**Task to complete**
Write the lines out exactly as they stand, from the one containing "What Apache ECharts" through the one containing "const upperBound = 0.2;", and only those. Omit pictures.

**Record set**
◇ ◇ ◇ ◇
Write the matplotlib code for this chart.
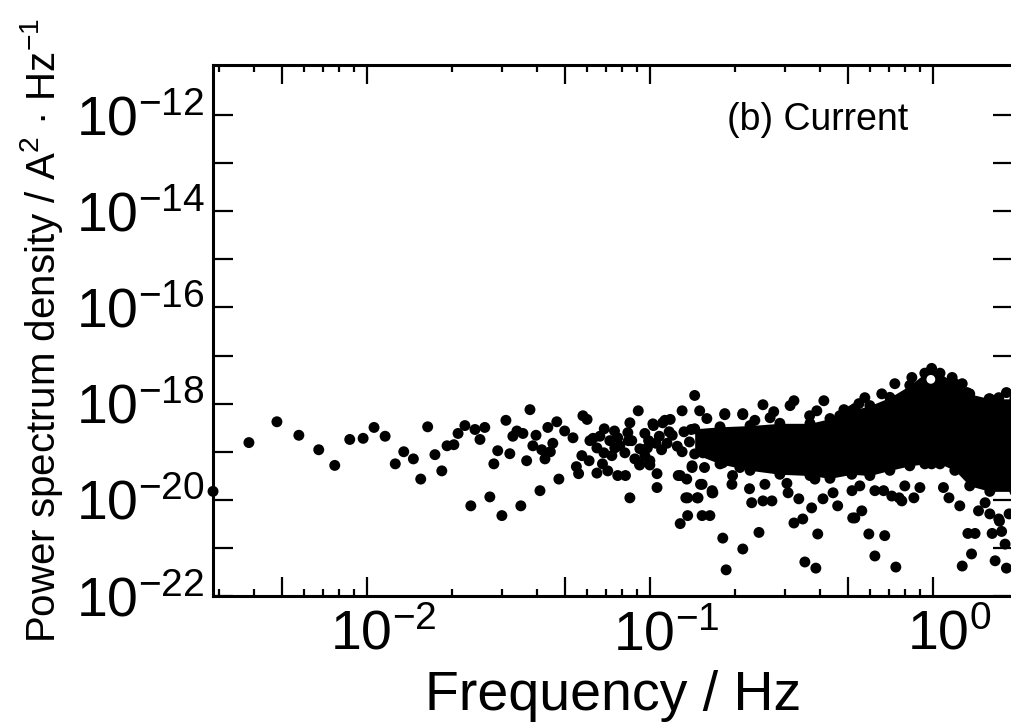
◇ ◇ ◇ ◇
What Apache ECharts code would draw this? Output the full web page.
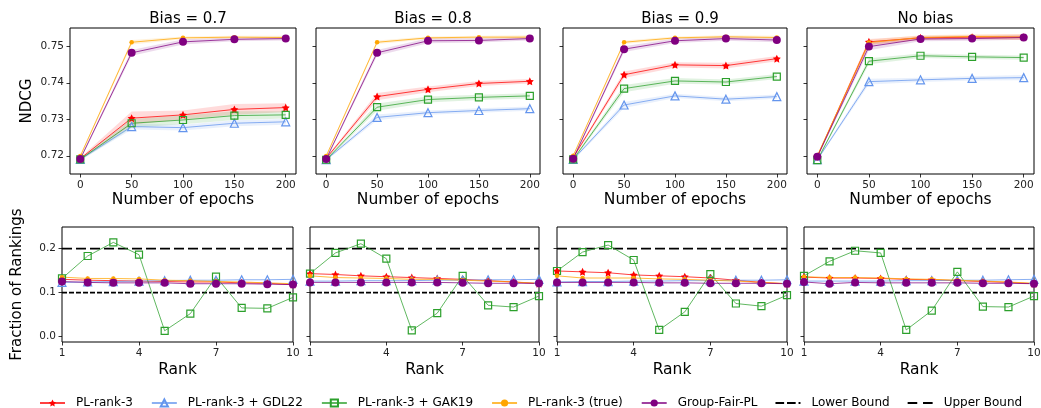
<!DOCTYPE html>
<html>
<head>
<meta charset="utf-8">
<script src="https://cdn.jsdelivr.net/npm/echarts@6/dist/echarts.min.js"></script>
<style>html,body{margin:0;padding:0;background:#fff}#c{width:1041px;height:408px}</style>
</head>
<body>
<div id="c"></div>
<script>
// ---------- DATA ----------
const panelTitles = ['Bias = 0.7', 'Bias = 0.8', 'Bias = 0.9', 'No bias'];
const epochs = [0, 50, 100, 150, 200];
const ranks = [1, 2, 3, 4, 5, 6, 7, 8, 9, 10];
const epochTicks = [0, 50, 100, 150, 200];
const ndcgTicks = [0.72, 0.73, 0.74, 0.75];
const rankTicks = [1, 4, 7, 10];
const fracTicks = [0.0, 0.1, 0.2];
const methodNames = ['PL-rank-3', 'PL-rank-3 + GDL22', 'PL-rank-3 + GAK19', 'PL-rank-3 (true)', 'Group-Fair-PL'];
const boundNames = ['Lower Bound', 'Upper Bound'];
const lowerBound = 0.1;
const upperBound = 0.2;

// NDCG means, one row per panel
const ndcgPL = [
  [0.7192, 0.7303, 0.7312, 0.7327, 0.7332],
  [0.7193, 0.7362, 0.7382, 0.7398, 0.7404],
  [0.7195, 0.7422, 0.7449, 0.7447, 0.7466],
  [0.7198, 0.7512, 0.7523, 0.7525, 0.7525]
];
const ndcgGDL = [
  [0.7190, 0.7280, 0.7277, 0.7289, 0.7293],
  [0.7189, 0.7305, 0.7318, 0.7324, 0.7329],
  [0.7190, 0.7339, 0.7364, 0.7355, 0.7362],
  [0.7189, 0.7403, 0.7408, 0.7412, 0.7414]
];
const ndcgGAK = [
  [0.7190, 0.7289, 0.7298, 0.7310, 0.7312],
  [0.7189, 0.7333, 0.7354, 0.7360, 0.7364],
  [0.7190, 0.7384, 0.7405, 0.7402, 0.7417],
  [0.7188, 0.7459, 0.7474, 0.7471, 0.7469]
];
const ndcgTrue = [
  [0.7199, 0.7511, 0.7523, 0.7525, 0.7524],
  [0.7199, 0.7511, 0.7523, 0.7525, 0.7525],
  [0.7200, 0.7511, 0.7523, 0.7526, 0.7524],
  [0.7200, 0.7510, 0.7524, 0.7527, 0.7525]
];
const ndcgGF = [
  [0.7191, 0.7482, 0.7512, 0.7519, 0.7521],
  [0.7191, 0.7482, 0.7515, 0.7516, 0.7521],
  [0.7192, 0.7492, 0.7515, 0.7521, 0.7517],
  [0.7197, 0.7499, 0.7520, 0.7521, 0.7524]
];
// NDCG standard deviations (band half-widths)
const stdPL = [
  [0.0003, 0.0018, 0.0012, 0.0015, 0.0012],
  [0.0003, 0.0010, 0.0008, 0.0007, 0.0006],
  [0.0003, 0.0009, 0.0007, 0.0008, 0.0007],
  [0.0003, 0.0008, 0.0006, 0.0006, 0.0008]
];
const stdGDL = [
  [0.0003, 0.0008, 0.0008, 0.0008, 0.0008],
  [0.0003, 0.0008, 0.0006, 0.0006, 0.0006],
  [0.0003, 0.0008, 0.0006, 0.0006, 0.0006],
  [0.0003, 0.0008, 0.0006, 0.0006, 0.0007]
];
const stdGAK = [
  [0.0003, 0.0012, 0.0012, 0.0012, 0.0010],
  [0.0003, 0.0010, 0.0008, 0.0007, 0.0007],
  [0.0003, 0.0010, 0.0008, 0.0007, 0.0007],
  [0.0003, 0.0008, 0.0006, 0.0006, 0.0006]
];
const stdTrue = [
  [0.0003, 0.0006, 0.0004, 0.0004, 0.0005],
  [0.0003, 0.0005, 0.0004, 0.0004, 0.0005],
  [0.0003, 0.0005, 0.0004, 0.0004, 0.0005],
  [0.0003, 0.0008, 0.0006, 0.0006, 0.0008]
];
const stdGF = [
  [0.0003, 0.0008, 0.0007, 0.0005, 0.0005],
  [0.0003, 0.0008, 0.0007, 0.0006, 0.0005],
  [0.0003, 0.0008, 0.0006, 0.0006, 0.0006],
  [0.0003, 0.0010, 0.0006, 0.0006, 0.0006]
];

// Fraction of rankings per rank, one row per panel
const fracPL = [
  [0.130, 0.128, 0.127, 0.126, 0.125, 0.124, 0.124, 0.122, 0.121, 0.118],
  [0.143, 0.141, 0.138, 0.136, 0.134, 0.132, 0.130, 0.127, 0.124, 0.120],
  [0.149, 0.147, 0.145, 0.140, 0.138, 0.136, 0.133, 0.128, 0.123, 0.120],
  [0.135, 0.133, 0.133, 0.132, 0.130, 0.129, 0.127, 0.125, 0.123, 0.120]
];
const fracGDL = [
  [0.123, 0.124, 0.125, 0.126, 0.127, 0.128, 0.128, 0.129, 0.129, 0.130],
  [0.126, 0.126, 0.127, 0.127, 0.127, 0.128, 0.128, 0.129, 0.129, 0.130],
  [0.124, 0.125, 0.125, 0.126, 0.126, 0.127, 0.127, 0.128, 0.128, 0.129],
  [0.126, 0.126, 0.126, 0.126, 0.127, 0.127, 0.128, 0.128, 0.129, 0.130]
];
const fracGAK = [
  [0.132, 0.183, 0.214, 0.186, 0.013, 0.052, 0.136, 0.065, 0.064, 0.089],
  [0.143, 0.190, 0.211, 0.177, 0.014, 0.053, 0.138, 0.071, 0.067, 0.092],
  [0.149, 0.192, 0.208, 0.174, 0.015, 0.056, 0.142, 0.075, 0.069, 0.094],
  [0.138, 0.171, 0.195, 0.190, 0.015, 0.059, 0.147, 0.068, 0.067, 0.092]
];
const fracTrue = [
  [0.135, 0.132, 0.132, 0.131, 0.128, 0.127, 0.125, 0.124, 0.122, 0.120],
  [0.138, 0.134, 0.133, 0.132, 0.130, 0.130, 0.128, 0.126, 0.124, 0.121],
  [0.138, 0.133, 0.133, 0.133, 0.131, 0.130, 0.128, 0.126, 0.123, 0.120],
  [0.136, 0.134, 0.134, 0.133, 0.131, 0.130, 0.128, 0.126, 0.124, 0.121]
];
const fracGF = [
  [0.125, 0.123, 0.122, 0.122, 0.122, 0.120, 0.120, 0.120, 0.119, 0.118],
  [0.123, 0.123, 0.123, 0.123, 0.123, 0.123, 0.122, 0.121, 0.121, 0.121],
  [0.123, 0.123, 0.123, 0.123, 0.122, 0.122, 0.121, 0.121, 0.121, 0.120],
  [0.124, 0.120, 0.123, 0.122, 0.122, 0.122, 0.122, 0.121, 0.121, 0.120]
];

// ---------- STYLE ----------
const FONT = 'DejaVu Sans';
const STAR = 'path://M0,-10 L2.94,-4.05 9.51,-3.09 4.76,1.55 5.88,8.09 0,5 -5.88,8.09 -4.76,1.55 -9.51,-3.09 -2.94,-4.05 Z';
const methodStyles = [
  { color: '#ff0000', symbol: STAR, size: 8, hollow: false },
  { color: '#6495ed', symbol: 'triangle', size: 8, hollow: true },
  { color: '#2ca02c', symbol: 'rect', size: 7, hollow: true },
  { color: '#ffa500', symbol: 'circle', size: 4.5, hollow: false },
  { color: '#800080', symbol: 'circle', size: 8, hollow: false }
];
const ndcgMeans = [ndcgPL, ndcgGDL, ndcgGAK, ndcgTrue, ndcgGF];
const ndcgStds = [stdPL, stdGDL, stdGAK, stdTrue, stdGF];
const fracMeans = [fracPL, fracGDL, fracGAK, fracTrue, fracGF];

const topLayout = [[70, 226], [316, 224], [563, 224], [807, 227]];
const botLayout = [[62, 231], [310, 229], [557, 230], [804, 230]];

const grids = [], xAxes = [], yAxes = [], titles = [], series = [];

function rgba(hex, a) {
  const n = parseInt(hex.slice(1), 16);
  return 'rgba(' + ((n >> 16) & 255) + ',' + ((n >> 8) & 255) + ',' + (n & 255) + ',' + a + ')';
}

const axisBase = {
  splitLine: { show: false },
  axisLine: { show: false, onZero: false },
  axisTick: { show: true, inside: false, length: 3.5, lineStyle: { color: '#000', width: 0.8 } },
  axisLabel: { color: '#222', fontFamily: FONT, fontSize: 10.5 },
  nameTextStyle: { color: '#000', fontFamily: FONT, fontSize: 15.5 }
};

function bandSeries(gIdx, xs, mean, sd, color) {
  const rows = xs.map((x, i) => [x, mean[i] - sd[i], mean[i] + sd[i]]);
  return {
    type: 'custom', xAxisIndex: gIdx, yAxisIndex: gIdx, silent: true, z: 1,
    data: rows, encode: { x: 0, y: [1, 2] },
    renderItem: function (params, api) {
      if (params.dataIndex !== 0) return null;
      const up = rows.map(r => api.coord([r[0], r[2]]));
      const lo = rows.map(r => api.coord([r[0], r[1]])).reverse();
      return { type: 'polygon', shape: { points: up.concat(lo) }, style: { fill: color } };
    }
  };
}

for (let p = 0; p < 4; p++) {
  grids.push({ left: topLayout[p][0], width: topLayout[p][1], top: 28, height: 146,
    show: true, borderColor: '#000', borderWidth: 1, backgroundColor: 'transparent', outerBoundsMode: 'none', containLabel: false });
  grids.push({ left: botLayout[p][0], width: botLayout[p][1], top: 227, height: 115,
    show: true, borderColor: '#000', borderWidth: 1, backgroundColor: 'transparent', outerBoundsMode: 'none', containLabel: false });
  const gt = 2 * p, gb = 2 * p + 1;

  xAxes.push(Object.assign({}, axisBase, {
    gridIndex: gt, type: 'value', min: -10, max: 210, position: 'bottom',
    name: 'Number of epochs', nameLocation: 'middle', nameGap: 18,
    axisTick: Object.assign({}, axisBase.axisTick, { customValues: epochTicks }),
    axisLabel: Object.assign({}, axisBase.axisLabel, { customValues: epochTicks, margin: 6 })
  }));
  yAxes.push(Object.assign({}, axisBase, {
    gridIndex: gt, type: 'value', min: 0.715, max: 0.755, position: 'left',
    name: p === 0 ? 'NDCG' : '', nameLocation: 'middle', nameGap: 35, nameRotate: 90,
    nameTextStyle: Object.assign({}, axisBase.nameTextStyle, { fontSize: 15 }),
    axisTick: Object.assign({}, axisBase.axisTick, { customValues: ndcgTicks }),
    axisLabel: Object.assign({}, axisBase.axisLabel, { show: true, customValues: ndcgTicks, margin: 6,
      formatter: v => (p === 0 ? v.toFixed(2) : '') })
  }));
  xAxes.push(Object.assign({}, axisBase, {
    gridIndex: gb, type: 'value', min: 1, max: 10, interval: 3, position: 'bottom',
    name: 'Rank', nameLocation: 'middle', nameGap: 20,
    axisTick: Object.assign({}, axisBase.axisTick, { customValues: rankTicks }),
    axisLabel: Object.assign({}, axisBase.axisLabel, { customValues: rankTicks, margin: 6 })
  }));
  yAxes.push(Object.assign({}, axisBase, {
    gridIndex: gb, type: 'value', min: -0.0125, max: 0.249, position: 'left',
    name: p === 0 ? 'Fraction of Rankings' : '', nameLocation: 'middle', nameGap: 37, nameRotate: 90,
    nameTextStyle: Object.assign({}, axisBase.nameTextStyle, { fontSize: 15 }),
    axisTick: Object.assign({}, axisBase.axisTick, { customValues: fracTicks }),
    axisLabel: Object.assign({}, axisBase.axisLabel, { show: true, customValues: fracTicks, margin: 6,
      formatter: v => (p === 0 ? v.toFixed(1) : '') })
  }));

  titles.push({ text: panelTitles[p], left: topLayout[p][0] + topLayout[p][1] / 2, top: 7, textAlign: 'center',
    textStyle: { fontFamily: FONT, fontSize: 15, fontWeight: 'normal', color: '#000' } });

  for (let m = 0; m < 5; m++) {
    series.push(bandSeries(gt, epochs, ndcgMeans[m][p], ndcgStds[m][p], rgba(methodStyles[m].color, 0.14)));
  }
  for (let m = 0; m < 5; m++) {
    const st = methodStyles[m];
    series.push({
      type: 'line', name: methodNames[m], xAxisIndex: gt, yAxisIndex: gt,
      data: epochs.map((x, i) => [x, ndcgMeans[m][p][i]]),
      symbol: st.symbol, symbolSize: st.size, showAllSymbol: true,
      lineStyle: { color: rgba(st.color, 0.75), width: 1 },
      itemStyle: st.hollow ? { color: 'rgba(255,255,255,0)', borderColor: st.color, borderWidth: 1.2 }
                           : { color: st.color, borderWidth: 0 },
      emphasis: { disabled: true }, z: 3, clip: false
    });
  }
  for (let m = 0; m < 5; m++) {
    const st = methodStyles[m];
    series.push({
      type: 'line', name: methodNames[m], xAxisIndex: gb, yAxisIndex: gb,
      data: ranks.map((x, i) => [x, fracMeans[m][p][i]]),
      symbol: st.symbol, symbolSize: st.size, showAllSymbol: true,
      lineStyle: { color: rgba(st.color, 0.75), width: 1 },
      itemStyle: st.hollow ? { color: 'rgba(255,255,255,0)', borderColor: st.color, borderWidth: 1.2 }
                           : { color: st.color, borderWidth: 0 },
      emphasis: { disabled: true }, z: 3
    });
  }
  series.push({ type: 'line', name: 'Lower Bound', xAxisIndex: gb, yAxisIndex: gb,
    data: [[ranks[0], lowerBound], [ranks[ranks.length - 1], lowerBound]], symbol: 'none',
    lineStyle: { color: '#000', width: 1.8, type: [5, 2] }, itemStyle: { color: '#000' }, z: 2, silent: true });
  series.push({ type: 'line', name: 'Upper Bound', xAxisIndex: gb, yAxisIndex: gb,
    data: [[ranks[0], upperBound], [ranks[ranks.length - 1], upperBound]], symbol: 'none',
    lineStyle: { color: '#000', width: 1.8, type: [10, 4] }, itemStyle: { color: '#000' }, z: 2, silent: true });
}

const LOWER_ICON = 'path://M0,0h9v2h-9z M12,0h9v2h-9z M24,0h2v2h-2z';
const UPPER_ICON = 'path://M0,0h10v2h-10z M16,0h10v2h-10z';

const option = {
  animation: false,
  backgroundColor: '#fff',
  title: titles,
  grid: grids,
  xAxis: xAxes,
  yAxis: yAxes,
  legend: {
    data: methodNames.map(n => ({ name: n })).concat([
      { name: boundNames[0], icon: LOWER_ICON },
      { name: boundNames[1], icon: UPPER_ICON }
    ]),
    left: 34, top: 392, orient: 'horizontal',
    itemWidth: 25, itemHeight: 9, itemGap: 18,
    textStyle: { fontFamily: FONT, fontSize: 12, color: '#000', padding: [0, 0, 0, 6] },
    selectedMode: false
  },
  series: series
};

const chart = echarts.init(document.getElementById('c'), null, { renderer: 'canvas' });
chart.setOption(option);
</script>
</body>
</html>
◇ ◇ ◇ ◇
**Exercise result**
What Apache ECharts code would draw this? Output the full web page.
<!DOCTYPE html>
<html>
<head>
<meta charset="utf-8">
<script src="https://cdn.jsdelivr.net/npm/echarts@6/dist/echarts.min.js"></script>
<style>html,body{margin:0;padding:0;background:#fff}#c{width:1041px;height:408px}</style>
</head>
<body>
<div id="c"></div>
<script>
// ---------- DATA ----------
const panelTitles = ['Bias = 0.7', 'Bias = 0.8', 'Bias = 0.9', 'No bias'];
const epochs = [0, 50, 100, 150, 200];
const ranks = [1, 2, 3, 4, 5, 6, 7, 8, 9, 10];
const epochTicks = [0, 50, 100, 150, 200];
const ndcgTicks = [0.72, 0.73, 0.74, 0.75];
const rankTicks = [1, 4, 7, 10];
const fracTicks = [0.0, 0.1, 0.2];
const methodNames = ['PL-rank-3', 'PL-rank-3 + GDL22', 'PL-rank-3 + GAK19', 'PL-rank-3 (true)', 'Group-Fair-PL'];
const boundNames = ['Lower Bound', 'Upper Bound'];
const lowerBound = 0.1;
const upperBound = 0.2;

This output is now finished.